Kemal Bey, “Artık bu yaralı kurdu devirebilirim” diye düşündü. “Siyasi hayatımı mağlubiyetlerle sonlandırmayacağım, muzaffer çıkacağım” dedi.
İnandı.
Kamuoyundaki Ekrem İmamoğlu, Mansur Yavaş taleplerini görmezden geldi.
Siyasi ikbalini, CHP’nin önüne koydu. Nitekim, kaybetti.
‘’Yahu, ben artık çekileyim, beceremedim’’ demedi. CHP’nin başında kalmak için çırpındı, durdu. Tutunamadı.

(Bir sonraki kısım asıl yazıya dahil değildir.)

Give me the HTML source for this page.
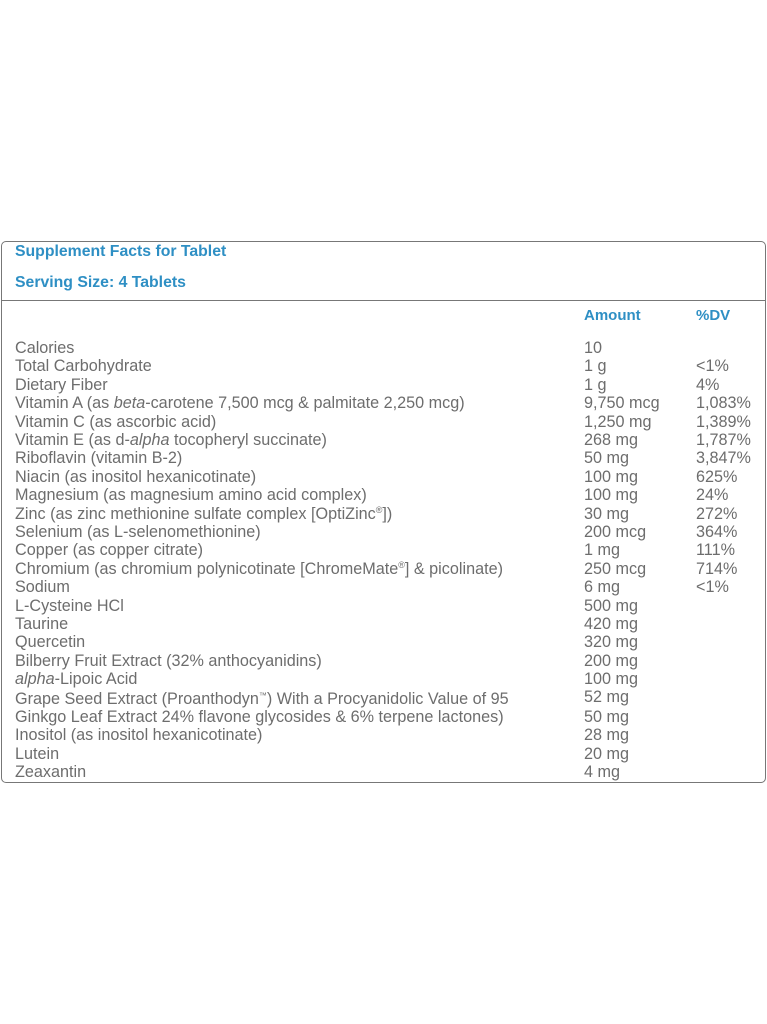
<!DOCTYPE html>
<html><head><meta charset="utf-8"><style>
body{margin:0;width:767px;height:1024px;background:#fff;font-family:"Liberation Sans",sans-serif;position:relative;overflow:hidden}
.box{position:absolute;left:1px;top:241px;width:763px;height:540px;border:1px solid #777;border-radius:5px}
.div{position:absolute;left:1px;top:300px;width:765px;height:1px;background:#777}
.t{position:absolute;left:15px;color:#2e8fc4;font-weight:bold;font-size:15.8px;white-space:nowrap}
.h{position:absolute;color:#2e8fc4;font-weight:bold;font-size:15px}
.r{position:absolute;left:0;width:767px;height:18px;color:#6d6d6d;font-size:16.2px;line-height:18px;white-space:nowrap}
.r span{position:absolute}
.a{left:15px}.b{left:584px}.c{left:696px}
sup{font-size:9px;line-height:0;vertical-align:6px}
</style></head><body>
<div class="box"></div><div class="div"></div>
<div class="t" style="top:243px">Supplement Facts for Tablet</div>
<div class="t" style="top:274px">Serving Size: 4 Tablets</div>
<div class="h" style="left:584px;top:307px">Amount</div>
<div class="h" style="left:696px;top:307px">%DV</div>
<div class="r" style="top:339px"><span class="a">Calories</span><span class="b">10</span></div>
<div class="r" style="top:357.4px"><span class="a">Total Carbohydrate</span><span class="b">1 g</span><span class="c">&lt;1%</span></div>
<div class="r" style="top:375.8px"><span class="a">Dietary Fiber</span><span class="b">1 g</span><span class="c">4%</span></div>
<div class="r" style="top:394.2px"><span class="a">Vitamin A (as <i>beta</i>-carotene 7,500 mcg &amp; palmitate 2,250 mcg)</span><span class="b">9,750 mcg</span><span class="c">1,083%</span></div>
<div class="r" style="top:412.6px"><span class="a">Vitamin C (as ascorbic acid)</span><span class="b">1,250 mg</span><span class="c">1,389%</span></div>
<div class="r" style="top:431px"><span class="a">Vitamin E (as d-<i>alpha</i> tocopheryl succinate)</span><span class="b">268 mg</span><span class="c">1,787%</span></div>
<div class="r" style="top:449.4px"><span class="a">Riboflavin (vitamin B-2)</span><span class="b">50 mg</span><span class="c">3,847%</span></div>
<div class="r" style="top:467.8px"><span class="a">Niacin (as inositol hexanicotinate)</span><span class="b">100 mg</span><span class="c">625%</span></div>
<div class="r" style="top:486.2px"><span class="a">Magnesium (as magnesium amino acid complex)</span><span class="b">100 mg</span><span class="c">24%</span></div>
<div class="r" style="top:504.6px"><span class="a">Zinc (as zinc methionine sulfate complex [OptiZinc<sup>®</sup>])</span><span class="b">30 mg</span><span class="c">272%</span></div>
<div class="r" style="top:523px"><span class="a">Selenium (as L-selenomethionine)</span><span class="b">200 mcg</span><span class="c">364%</span></div>
<div class="r" style="top:541.4px"><span class="a">Copper (as copper citrate)</span><span class="b">1 mg</span><span class="c">111%</span></div>
<div class="r" style="top:559.8px"><span class="a">Chromium (as chromium polynicotinate [ChromeMate<sup>®</sup>] &amp; picolinate)</span><span class="b">250 mcg</span><span class="c">714%</span></div>
<div class="r" style="top:578.2px"><span class="a">Sodium</span><span class="b">6 mg</span><span class="c">&lt;1%</span></div>
<div class="r" style="top:596.6px"><span class="a">L-Cysteine HCl</span><span class="b">500 mg</span></div>
<div class="r" style="top:615px"><span class="a">Taurine</span><span class="b">420 mg</span></div>
<div class="r" style="top:633.4px"><span class="a">Quercetin</span><span class="b">320 mg</span></div>
<div class="r" style="top:651.8px"><span class="a">Bilberry Fruit Extract (32% anthocyanidins)</span><span class="b">200 mg</span></div>
<div class="r" style="top:670.2px"><span class="a"><i>alpha</i>-Lipoic Acid</span><span class="b">100 mg</span></div>
<div class="r" style="top:689.6px"><span class="a">Grape Seed Extract (Proanthodyn<sup style="font-size:8px">™</sup>) With a Procyanidolic Value of 95</span><span class="b" style="top:-2px">52 mg</span></div>
<div class="r" style="top:708px"><span class="a">Ginkgo Leaf Extract 24% flavone glycosides &amp; 6% terpene lactones)</span><span class="b">50 mg</span></div>
<div class="r" style="top:726.4px"><span class="a">Inositol (as inositol hexanicotinate)</span><span class="b">28 mg</span></div>
<div class="r" style="top:744.8px"><span class="a">Lutein</span><span class="b">20 mg</span></div>
<div class="r" style="top:763.2px"><span class="a">Zeaxantin</span><span class="b">4 mg</span></div>
</body></html>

CHP’yi dönüştürdü ama kendisini dönüştüremedi. Kenara çekilemedi.
ECHO’NUN SIRASI
Kemal Bey’in devri kapandı. CHP’nin dümenine Özgür Özel geçti.
CHP’deki dönüşüme ket vurmadı. Kitle partisi olma yolunda atılan adımları ilerletti.
Erdoğan’la görüştü, muhafazakar seçmendeki “öcü CHP” algısını yıkmaya devam etti.
Kürt seçmeni kazanmak için “Kürtlere devlet vadediyorum”a varan açıklamalarda bulundu. Abarttı. Çünkü anlaşılmak istedi.
CHP, uzun zamandır kucaklayıcı bir parti, “Öyle de kalacak” dedi Özel.
Ekrem İmamoğlu’yla Mansur Yavaş’ı ön plana çıkartan açıklamalar yaptı. “İki güçlü potansiyel adayım var” dedi. Kılıçdaroğlu’nun doğrularını alıp yanlışlarını terk edeceğinin sinyallerini verdi.
Eczacı, reçeteyi doğru okudu.
Yeni CHP, artık dinozor ulusalcıların damar çatlatırcasına höykürdüğü bir emekli lokali değil.
Merkez sağa inanmasa da eylemleriyle merkez sağ oldu. Rahibin de dediği gibi, CHP’yi ideolojik çizgisi değil, eylemleri yeni CHP haline getirdi.
Merkezde, kendi Kemalist tabanını konsolide tutarken, muhafazakar ve Kürt seçmeni kazanmaya çalışan bir kitle partisi.
Tek eksiği vardı.
Güçlü bir lider.
İmamoğlu, merkez siyaset geleneğiyle, belagatiyle, seçmen sempatisiyle, eksik olan yapboz parçasını tamamlayacak potansiyele fazlasıyla sahip.
Kemal Bey’in gördüğü halüsinasyonlara Özgür Özel de kapılmazsa.
CHP’nin yaklaşık 50 yıllık iktidar hasreti, son bulabilir.